Grant drückte die Augen zu und hielt den Atem an, bis seine Brust sich anfühlte, als müsse sie bersten. Er brannte innerlich, erstickte, ertrank. Der Schmerz war unerträglich. Er konnte nicht atmen, wagte nicht zu atmen. Ganz gleich, was sie ihm erzählt hatten, er wusste auf der tiefsten, primitivsten Ebene seines Wesens, dass ihn dies umbringen würde.
Aber der Reflex überwältigte seinen Verstand. Gegen seinen Willen und trotz des Schreckens holte er Atem. Und würgte. Er wollte schreien, um Hilfe oder Gnade bitten. Seine Lunge füllte sich mit der kalten Flüssigkeit, und sein ganzer Körper verkrampfte sich, zitterte mit der letzten Hoffnung auf Leben, als sie seinen nackten Körper mit einem letzten erbarmungslosen Stoß ganz in den Tank warfen und er hinabsank, tiefer und tiefer.
Er öffnete die Augen. Unten waren Lichter. Er atmete! Hustend, würgend, von unbeherrschbaren Krämpfen geschüttelt, aber er atmete. Die Flüssigkeit füllte seine Lunge, und er konnte sie atmen. Genau wie normale Luft, hatten sie ihm gesagt. Eine Lüge. Das flüssige Perfluorcarbon war kalt und dick, völlig fremdartig, schleimig und scheußlich.
Aber er konnte atmen. Er sank den Lichtern entgegen. Blinzelte in ihren grellen Schein und sah schließlich, dass dort unten andere nackte und haarlose Körper auf ihn warteten.
»Willkommen in der Mannschaft«, dröhnte eine sarkastische Stimme in seinen Ohren, tief, langsam und widerhallend.

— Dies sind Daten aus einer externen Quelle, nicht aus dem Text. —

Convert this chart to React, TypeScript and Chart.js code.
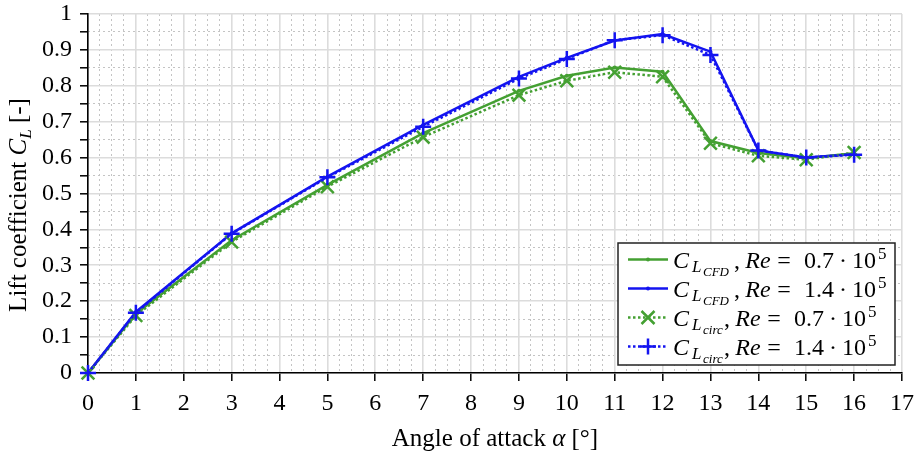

Eine andere Stimme, nicht so laut, aber noch tiefer, ein wahrer Basso profundo, sagte: »Gut, bereiten wir ihn für den Eingriff vor.«
Sie schnallten ihn auf den Operationstisch.
»Herrgott«, rumpelte eine ärgerliche Stimme, »Sie sollten sich enthaaren.«
Grant versuchte zu sagen, dass er es so gut gemacht habe wie er konnte, aber er würgte nur.
»Wir werden ihn rasieren müssen, verdammt noch mal.«
»Her mit dem Rasenmäher.«
Jemand drückte Grant eine Maske aufs Gesicht, und er sank rasch und dankbar in Bewusstlosigkeit.
Als er erwachte, lag er auf dem Rücken in einem schmalen Alkoven, eingeschlossen von dünnen Plastikvorhängen. Die Krankenstation, dachte er. Medizinische Monitore summten und piepten leise irgendwo über seinem Kopf.